BACKGROUND ART As is known, a three-dimensional electronic device is defined by a number of electronic circuits stacked and housed in a package made of plastic material, typically epoxy resin, and from which connecting pins project.
Recent developments in electronics have led to the production of increasingly small three-dimensional electronic circuits, in particular integrated circuits. Circuit miniaturization, however, is limited by the need to dissipate the heat produced during operation of the electronic circuits. More specifically, in the case of conventional three-dimensional electronic circuits, the heat produced by each circuit is dissipated by straightforward heat exchange between the circuit and the surrounding air.
Such a simple structure, however, fails to provide for optimum dissipation, and often results in failure of the circuits .
The above limitation currently prevents widespread use of three-dimensional electronics and adequate exploitation of all the advantages it affords. DISCLOSURE OF THE INVENTION
It is an object of the present invention to provide an electronic device and relative fabrication method, designed to at least partly eliminate the aforementioned drawbacks, and which, in particular, provide for rapid dissipation of the heat produced by electronic circuits, and therefore greater circuit miniaturization.
According to the present invention, there is provided an electronic device as claimed in Claim 1.
According to the present invention, there is also provided a method of fabricating an electronic device, as claimed in Claim 11.
BRIEF DESCRIPTION OF THE DRAWING A preferred, non-limiting embodiment of the invention will be described, purely by way of example, with reference to the accompanying drawing showing the steps in a method of fabricating a three-dimensional electronic device. BEST MODE FOR CARRYING OUT THE INVENTION
As shown in the accompanying drawing, the fabrication method comprises a step of stacking a number of integrated electronic circuits 1 - only three of which
are shown for the sake of simplicity.
More specifically, each integrated electronic circuit 1 comprises a so-called die 2 glued or soldered to a flexible support 3 having a structure similar to that of a printed circuit board, and on which are formed leads 4 connected electrically at one end to respective test pads 5 equally spaced along a peripheral portion of flexible support 3, and, at the other end, to respective regions of die 2 by means of connecting wires . The stacking step is followed by a step of depositing an absorbent material 10 between each integrated electronic circuit 1 and the next.
More specifically, absorbent material 10 is deposited in the gaps between integrated electronic circuits 1, which may, for example, be located 0.2 mm apart, and each be, for example, roughly 1 cm2 in size.
Absorbent material 10 is then soaked with a two- phase mixture of a thermally stable insulating liquid, which impregnates and spreads by capillarity inside absorbent material 10.

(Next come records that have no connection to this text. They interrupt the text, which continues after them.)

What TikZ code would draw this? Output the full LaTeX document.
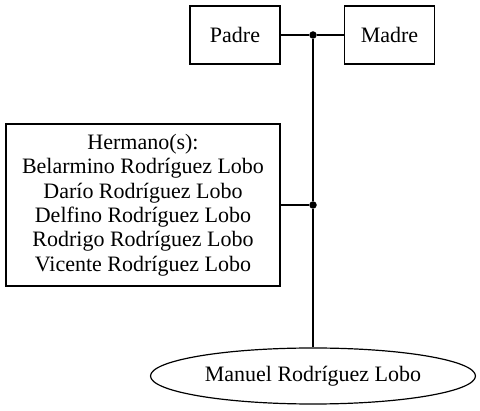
\documentclass[tikz,border=0pt]{standalone}
\usepackage{fontspec}
\setmainfont{Liberation Serif}
\usetikzlibrary{positioning,shapes.geometric}

\begin{document}
\begin{tikzpicture}[x=1pt,y=-1pt,line width=1.2pt,node distance=154.5pt,
        every node/.style={font=\fontsize{22}{24.4}\selectfont},
        person/.style={draw,rectangle,minimum width=90pt,minimum height=58pt,inner sep=0pt},
        union/.style={circle,fill,inner sep=0pt,minimum size=7.5pt}]
      \useasboundingbox (0,0) rectangle (480,411);
      \node[person] (padre) at (235,35) {Padre};
      \node[person] (madre) [right of=padre] {Madre};
      \node[union] (u1) at (313,35) {};
      \node[draw,rectangle,minimum width=274pt,minimum height=162pt,align=center] (hermanos) at (143,205)
        {Hermano(s):\\Belarmino Rodríguez Lobo\\Darío Rodríguez Lobo\\Delfino Rodríguez Lobo\\Rodrigo Rodríguez Lobo\\Vicente Rodríguez Lobo};
      \node[union] (u2) at (313,205) {};
      \node[draw,ellipse,minimum width=325pt,minimum height=56pt,inner sep=0pt] (ego) at (313,376) {Manuel Rodríguez Lobo};
      \draw (padre) -- (u1) -- (madre);
      \draw (u1) -- (u2) -- (ego);
      \draw (hermanos) -- (u2);
    \end{tikzpicture}
\end{document}
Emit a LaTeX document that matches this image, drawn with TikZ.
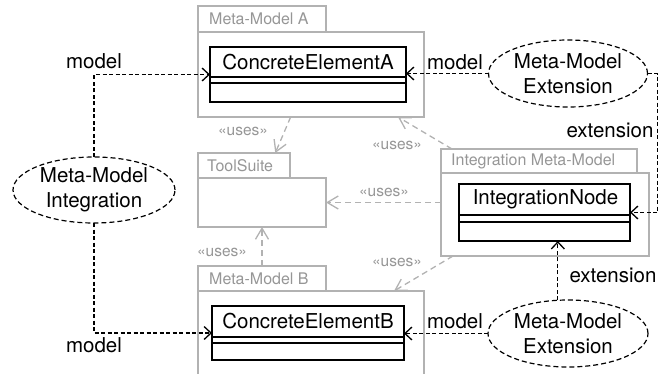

More specifically, absorbent material 10 may be a fibrous-structure material capable of forming capillary vessels, such as cotton or cloth or powder.
The thermally stable insulating liquid used is a nonionic liquid, preferably an organic solvent, such as a hydrocarbon or a mixture of appropriately selected hydrocarbons, preferably with a boiling point of 50°C to
100°C.
With reference to the accompanying drawing, the step of depositing the absorbent material is followed by a molding step, in which a substantially parallelepiped- shaped package 7 made of epoxy resin and enclosing integrated electronic circuits 1 is formed.
Package 7 is then sawed to expose leads 4.
A plating step is then performed, in which the lateral walls of package 7 are plated with conducting material, e.g. a nickel and gold alloy. The plating step is followed by a connecting step, in which a laser beam defines conducting tracks 8 electrically connecting leads 4 as required, so as to obtain the three-dimensional electronic device indicated as a whole by 9. In actual use, when integrated electronic circuits 1 heat up, the liquid serves as a means of transferring heat. That is, the liquid permeates absorbent material 10 contacting integrated circuits 1, is converted to vapor, and then comes into contact with, and transfers heat to, the walls of package 7, which serve as heat-dissipating means .
The vapor then cools and returns to the liquid state.
The liquid is then reabsorbed by absorbent material 10 and, exploiting the capillarity of the absorbent material, is again brought into contact with integrated circuits 1.
This therefore substantially exploits the principle
that two-phase mixtures are isothermal, and the materials are therefore selected according to the size of three- dimensional electronic device 9 and, hence, the amount of heat to be dissipated. The heat produced by the electronic circuits of three-dimensional electronic devices can therefore be dissipated rapidly and effectively by appropriately combining a nonpolar solvent absorbed by an absorbent material as described above. Three-dimensional electronic device 9 has the following advantages :
Firstly, by improving heat dispersion, the method of fabricating three-dimensional electronic device 9 provides for further miniaturization of the electronic circuits of three-dimensional electronic device 9.
Secondly, improving dissipation of the heat produced by the circuits also reduces the failure rate, and provides for optimum operating conditions , of conventional three-dimensional electronic devices. Clearly, changes may be made to the three- dimensional electronic device as described herein without, however, departing from the scope of the present invention.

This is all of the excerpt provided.